Data Learns Parenting – The process of Data learning to parent is quite wonderful. He talks to Dr. Crusher about raising Wesley and also to Guinan as his daughter grows up. We see him introduce her to the different aspects of what it means to be human…from smelling a flower and is proud when she asks the big questions about purpose and existence. Brent Spiner does a fantastic job in this role and is his daughter’s defender against Starfleet when they try to take her away.
Picard and Android Rights – Picard is Data’s defender through this entire episode, even though he wished he’d been consulted about Data creating Lal. We can see how the events in “The Measure of a Man” have shaped his philosophy and he brings up that case with Starfleet. It is beautiful to see and I’d say this Picard
Admiral Haftel – The Admiral is a character in the same vein as Maddox. He’s driven to protect Starfleet interests and comes to sympathize with the very people he is making it difficult for. His final acts are working with Data to save Lal…I just wish he’d admit he caused her panic attack and is the reason she died. Great complicated antagonist to say the least. He brings up his own experience as a father and having to let go as his kids grew up. He respects Data even as he is driven by duty.
Lal – Lal is Data’s daughter and this episode we see how that process takes place. She chooses to take on the form of a human woman and over the course of the episode we see her go from basic experiences, questioning her own existence and experiencing emotion. Hallie Todd is fantastic in the role and I love how you can see aspects of Data in her as it was him as he transferred his brain into the one he crafted for her. Her last emotion is sorrow and love of her father Data as she experiences sadness for both of them. It was touching and powerful. This episode has a powerful core and Data and Lal are the heart of it.
Data – Data is an awesome Dad. In this we see him stand up against Starfleet and the rights of himself and Lal and guide Lal through the process he’s been going through for years. It is beautifully done and heartbreaking when she dies as she takes her program into his memory and she mourns for both of them as Data at this time…cannot mourn. He drives this episode from the beginning and his and Lal’s relationship is what truly makes the episode great.

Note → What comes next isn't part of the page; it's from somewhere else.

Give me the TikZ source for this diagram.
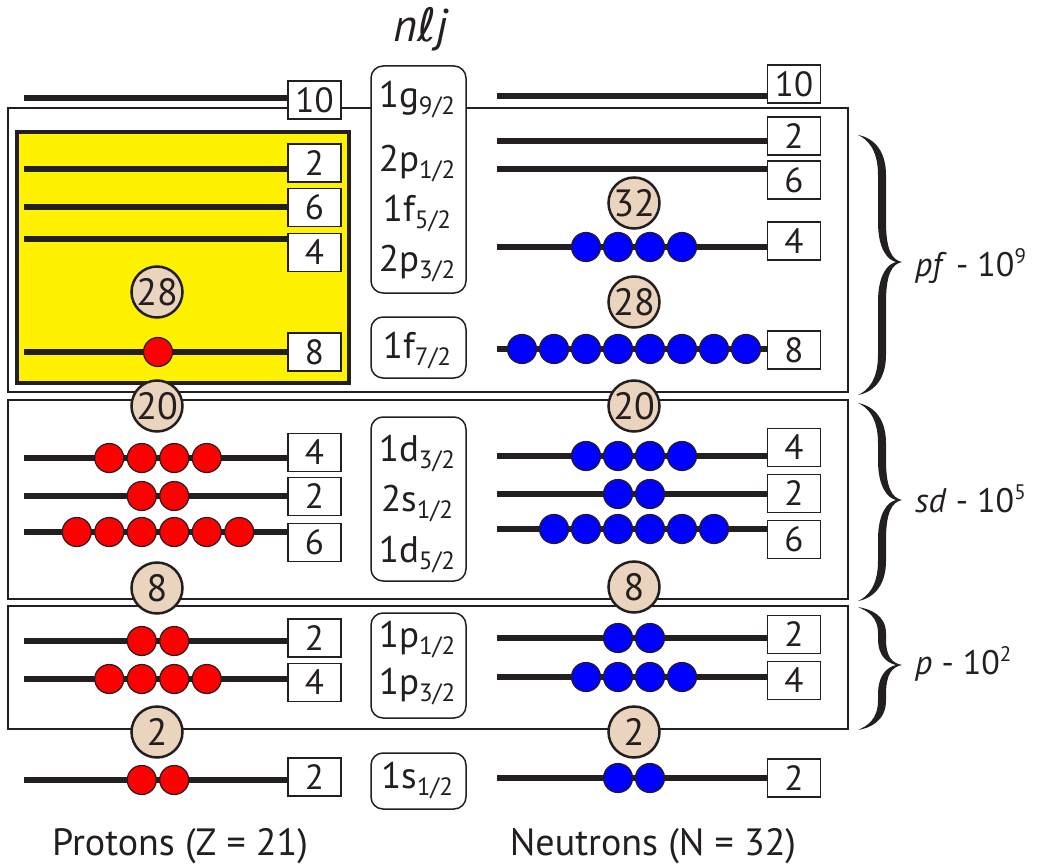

Starfleet Ignoring Prior Cases – The Admiral follows the evil Admiral trope that we often see in “Star Trek.” He ignores everything that Data, Lal or Picard say and that was really a disservice as he is an interesting character. Sadly it is his giving Lal a panic attack that leads to her death. If the Admiral was not here chances are she would have survived. This is never directly addressed, which I feel like was a mistake. She was fine until her choice was taken away by the Admiral and she panicked.
This is a great sequel to “The Measure of a Man” as it further develops both Data and Picard and shows that Starfleet is still adversarial to Androids and them existing as beings with their own autonomy and rights. Lal is a fantastic character and I would have enjoyed this story being a two-parter, just to see more of her journey of growing up and becoming more human. Sadly this was not the case. Still, this is a great episode and well worth your time.
Final Score: 9 / 10 If Haftel and Lal had both received more development I’d rate it higher. Episode is still great, just needed that final bit of character development.